◆ Task objective:
From the first line of the listing below, retype each line up to and including the one with "from matplotlib.lines import Line2D"; pictures stay out.

Source code of charts
____________
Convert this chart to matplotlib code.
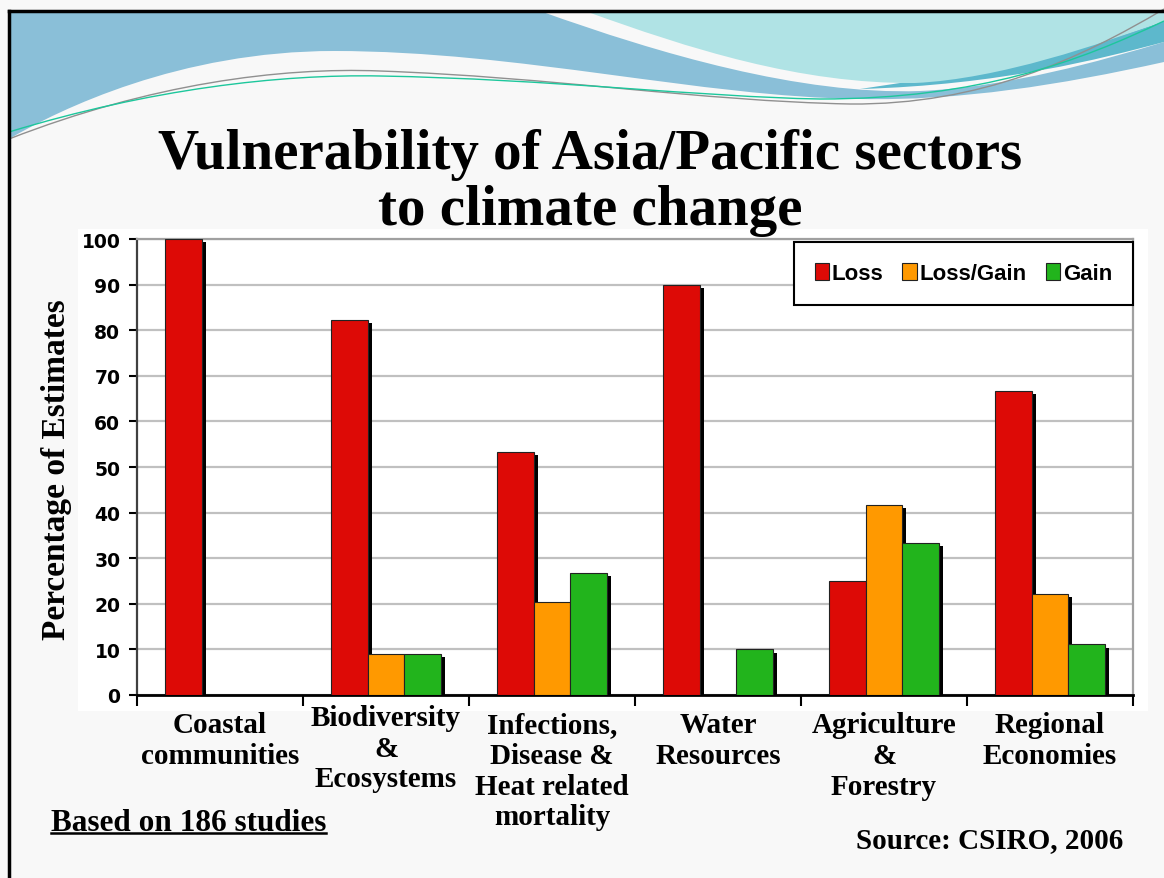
import matplotlib
matplotlib.use("Agg")
import matplotlib.pyplot as plt
import numpy as np
from matplotlib.path import Path
from matplotlib.patches import PathPatch, Rectangle
from matplotlib.lines import Line2D

# data
sectors = ["Coastal\ncommunities", "Biodiversity\n&\nEcosystems",
           "Infections,\nDisease &\nHeat related\nmortality", "Water\nResources",
           "Agriculture\n&\nForestry", "Regional\nEconomies"]
loss = [100, 82.2, 53.3, 90, 25, 66.7]
loss_gain = [0, 9, 20.3, 0, 41.7, 22.2]
gain = [0, 9, 26.7, 10, 33.3, 11.1]
series_names = ["Loss", "Loss/Gain", "Gain"]
colors = ["#DD0A06", "#FF9900", "#22B41C"]
yticks = [0, 10, 20, 30, 40, 50, 60, 70, 80, 90, 100]

W, H = 1164, 879
fig = plt.figure(figsize=(W / 100, H / 100), dpi=100)
fig.patch.set_facecolor("#f8f8f8")

# background layer in pixel coords (y down)
bg = fig.add_axes([0, 0, 1, 1], zorder=0)
bg.set_xlim(0, W)
bg.set_ylim(H, 0)
bg.axis("off")

def bez(points, codes, **kw):
    p = PathPatch(Path(points, codes), **kw)
    bg.add_patch(p)
    return p

M, C, L, Z = Path.MOVETO, Path.CURVE4, Path.LINETO, Path.CLOSEPOLY

# blue wave
bez([(9, 12), (1164, 12), (1164, 63),
     (1060, 86), (960, 102), (860, 100),
     (700, 98), (520, 52), (334, 52),
     (180, 52), (60, 110), (9, 140), (9, 12)],
    [M, L, L, C, C, C, C, C, C, C, C, C, Z], facecolor="#8ABFD8", edgecolor="none")
# white sliver
bez([(540, 12), (660, 55), (800, 96), (920, 92),
     (1010, 88), (1100, 62), (1164, 43), (1164, 12), (540, 12)],
    [M, C, C, C, C, C, C, L, Z], facecolor="#f8f8f8", edgecolor="none")
# teal band
bez([(860, 90), (1000, 86), (1100, 60), (1164, 43),
     (1164, 22), (1100, 45), (1000, 72), (900, 84), (860, 90)],
    [M, C, C, C, L, C, C, C, Z], facecolor="#5DB8CC", edgecolor="none")
# light cyan
bez([(585, 12), (690, 50), (800, 85), (915, 84),
     (1000, 80), (1100, 45), (1164, 22), (1164, 12), (585, 12)],
    [M, C, C, C, C, C, C, L, Z], facecolor="#B0E3E5", edgecolor="none")
# thin swoosh lines
bez([(9, 140), (150, 85), (280, 68), (380, 72),
     (550, 78), (700, 102), (850, 105),
     (980, 106), (1080, 60), (1164, 10)],
    [M, C, C, C, C, C, C, C, C, C], facecolor="none", edgecolor="#909090", lw=1.0)
bez([(9, 133), (150, 90), (280, 75), (380, 77),
     (550, 80), (700, 98), (820, 100),
     (980, 100), (1080, 62), (1164, 22)],
    [M, C, C, C, C, C, C, C, C, C], facecolor="none", edgecolor="#1DC79C", lw=1.0)

# frame
bg.add_line(Line2D([9, 1164], [12, 12], color="black", lw=2.5))
bg.add_line(Line2D([9, 9], [12, 879], color="black", lw=2.5))

# white chart image area
bg.add_patch(Rectangle((78, 230), 1070, 482, facecolor="white", edgecolor="none"))

# title and notes
bg.text(590, 183, "Vulnerability of Asia/Pacific sectors\nto climate change",
        ha="center", va="center", fontsize=41, fontweight="bold",
        family="Liberation Serif", linespacing=1.12)
bg.text(57, 470, "Percentage of Estimates", rotation=90, ha="center", va="center",
        fontsize=24, fontweight="bold", family="Liberation Serif")
note = bg.text(51, 831, "Based on 186 studies", ha="left", va="baseline",
               fontsize=22.5, fontweight="bold", family="Liberation Serif")
bg.text(1123, 848, "Source: CSIRO, 2006", ha="right", va="baseline",
        fontsize=21, fontweight="bold", family="Liberation Serif")

# main chart
ax = fig.add_axes([137 / W, 1 - 696 / H, 996 / W, 456 / H], zorder=1)
ax.set_facecolor("white")
x = np.arange(len(sectors))
w = 0.22
dx, dy = 0.025, 0.7
for i, (vals, col, name) in enumerate(zip([loss, loss_gain, gain], colors, series_names)):
    v = np.array(vals, dtype=float)
    xs = x + (i - 1) * w
    sh = np.clip(v - dy, 0, None)
    ax.bar(xs + dx, sh, w, color="black", zorder=2, linewidth=0)
    ax.bar(xs, v, w, color=col, edgecolor="#222222", linewidth=0.8, zorder=3,
           label=name)

ax.set_xlim(-0.5, len(sectors) - 0.5)
ax.set_ylim(0, 100)
ax.set_yticks(yticks)
ax.set_yticklabels([str(t) for t in yticks], fontsize=13.5, fontweight="bold",
                   family="DejaVu Sans")
ax.yaxis.grid(True, color="#c0c0c0", lw=1.6, zorder=0)
ax.set_axisbelow(True)
ax.tick_params(axis="y", length=6, width=1.5, color="black", pad=6)
ax.set_xticks(np.arange(len(sectors) + 1) - 0.5)
ax.set_xticklabels([])
ax.tick_params(axis="x", length=8, width=1.5, color="black")
for s in ["top", "right"]:
    ax.spines[s].set_color("#a0a0a0")
    ax.spines[s].set_linewidth(1.6)
ax.spines["left"].set_color("#404040")
ax.spines["left"].set_linewidth(1.6)
ax.spines["bottom"].set_color("black")
ax.spines["bottom"].set_linewidth(2)

trans = ax.get_xaxis_transform()
for i, lab in enumerate(sectors):
    yoff = -0.02 if i == 1 else -0.036
    ax.text(i, yoff, lab, transform=trans, ha="center", va="top", fontsize=21,
            fontweight="bold", family="Liberation Serif", linespacing=1.17)

leg = ax.legend(loc="upper right", bbox_to_anchor=(1.0, 0.993), borderaxespad=0,
                ncol=3,
                prop={"family": "Liberation Sans", "weight": "bold", "size": 16},
                handlelength=0.65, handleheight=0.75, handletextpad=0.12,
                columnspacing=0.85, borderpad=0.95, fancybox=False,
                framealpha=1, edgecolor="black")
leg.get_frame().set_linewidth(1.5)

# underline the note
fig.canvas.draw()
bb = note.get_window_extent()
inv = bg.transData.inverted()
(x0, y0), (x1, y1) = inv.transform([(bb.x0, bb.y0), (bb.x1, bb.y0)])
bg.add_line(Line2D([x0, x1], [834, 834], color="black", lw=1.8))

fig.savefig("out.png", dpi=100, facecolor=fig.get_facecolor())
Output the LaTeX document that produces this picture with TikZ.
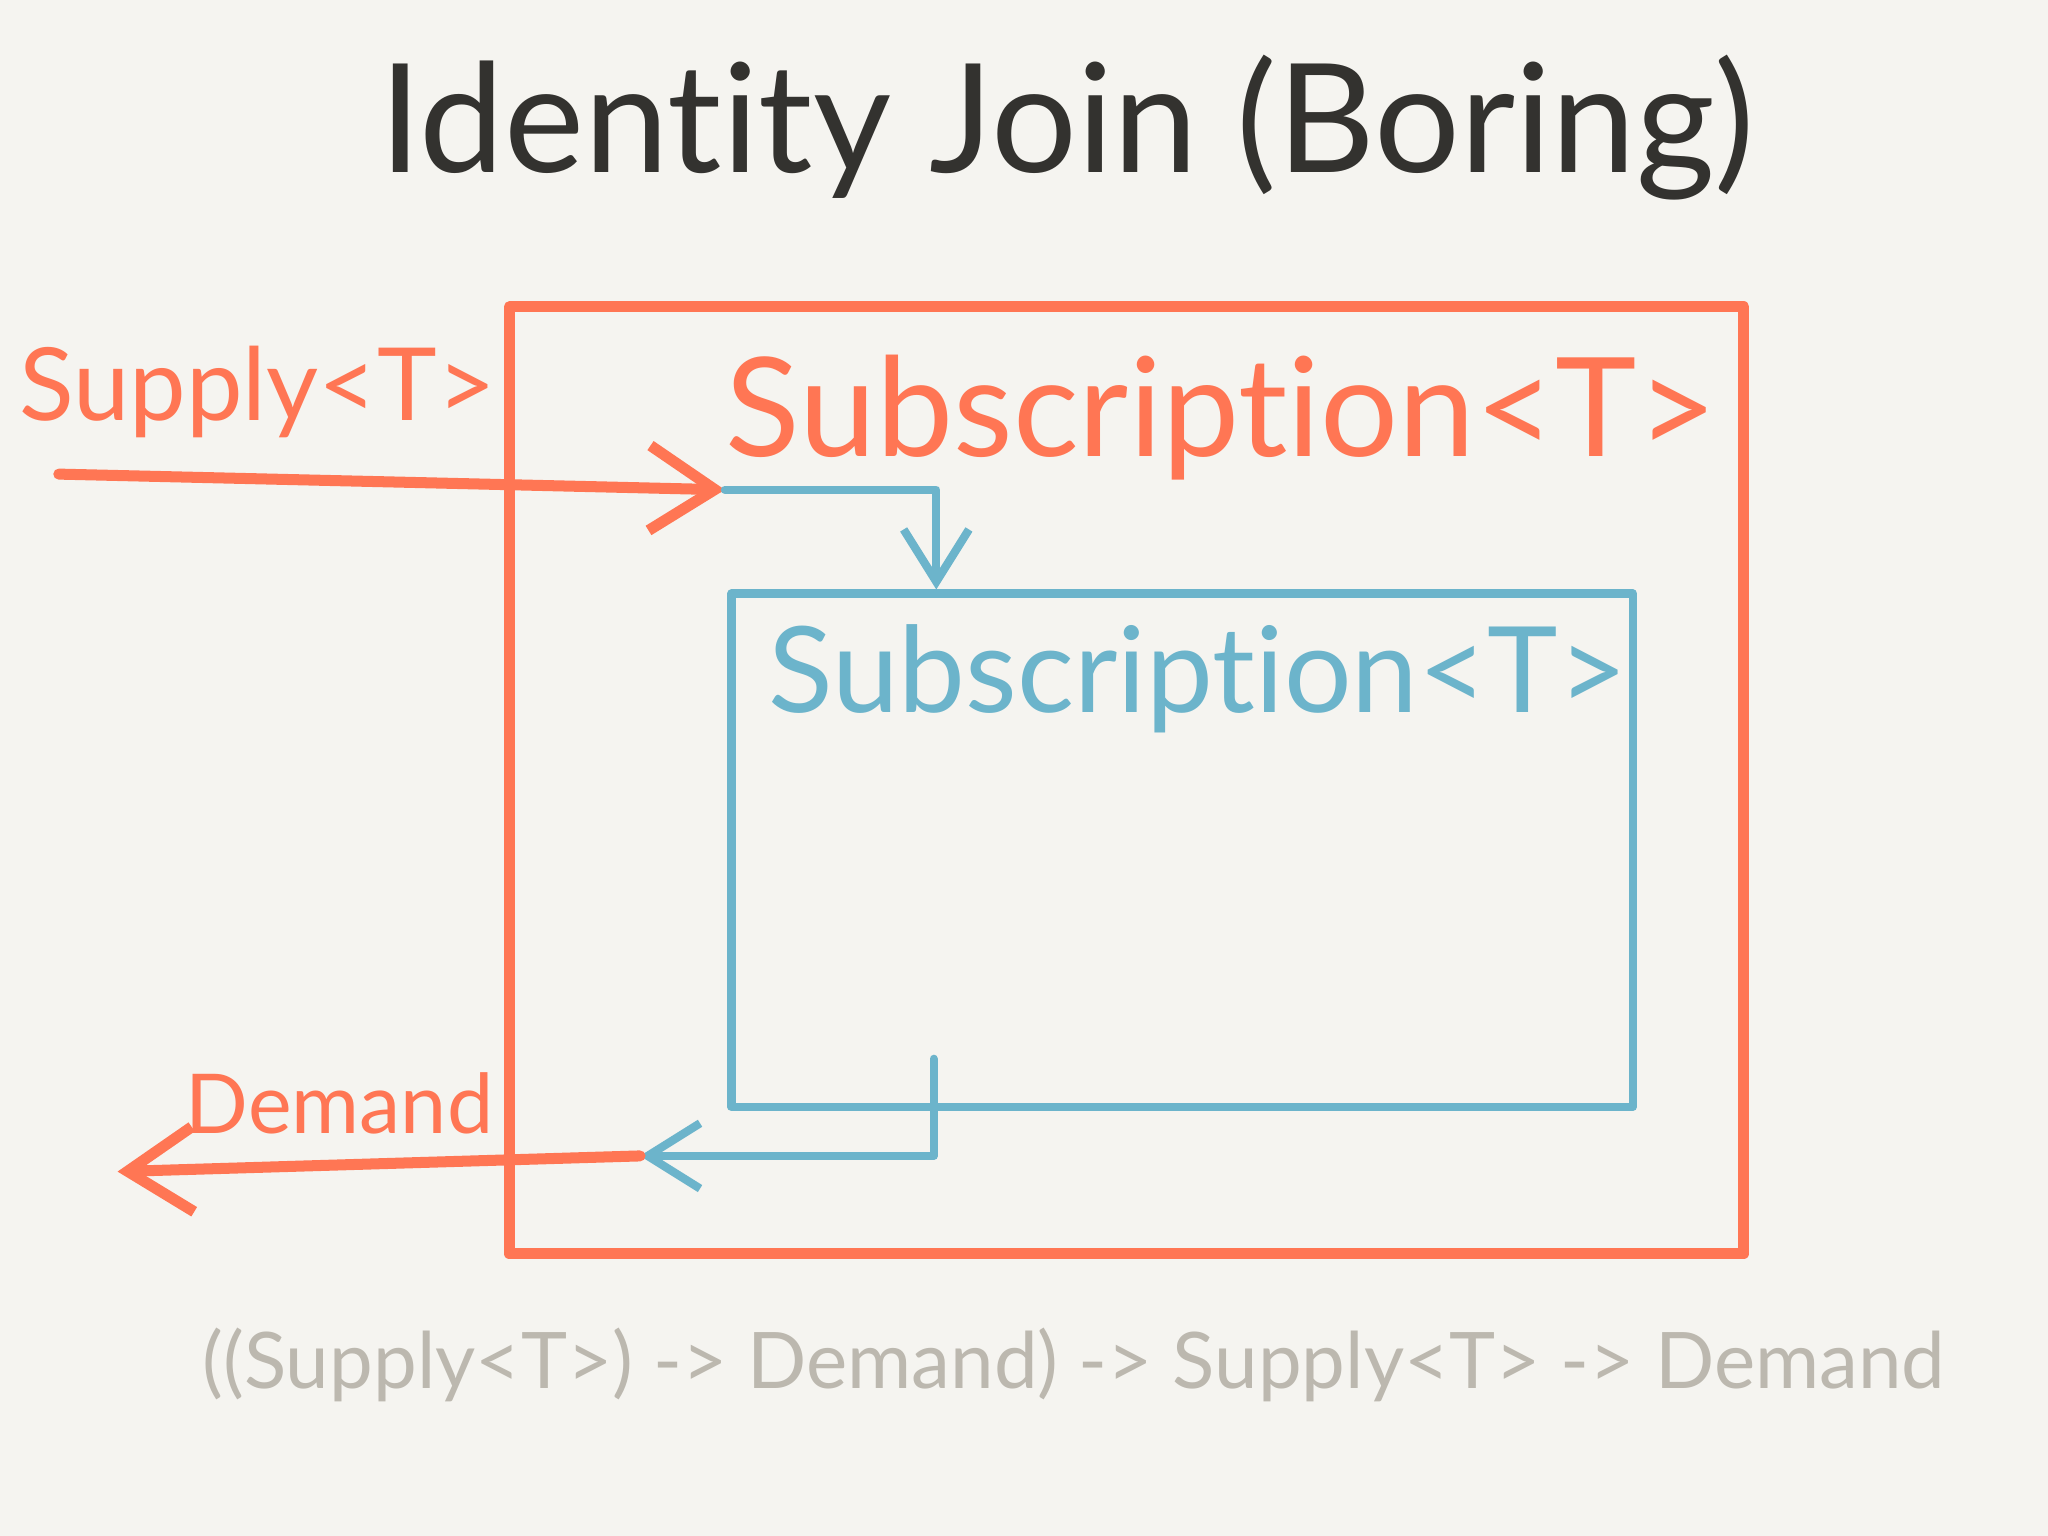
____________
◆ Reply to the task:
Convert this chart to matplotlib code.
import matplotlib
matplotlib.use("Agg")
import matplotlib.pyplot as plt
import numpy as np
from matplotlib.path import Path
from matplotlib.patches import PathPatch, Rectangle
from matplotlib.lines import Line2D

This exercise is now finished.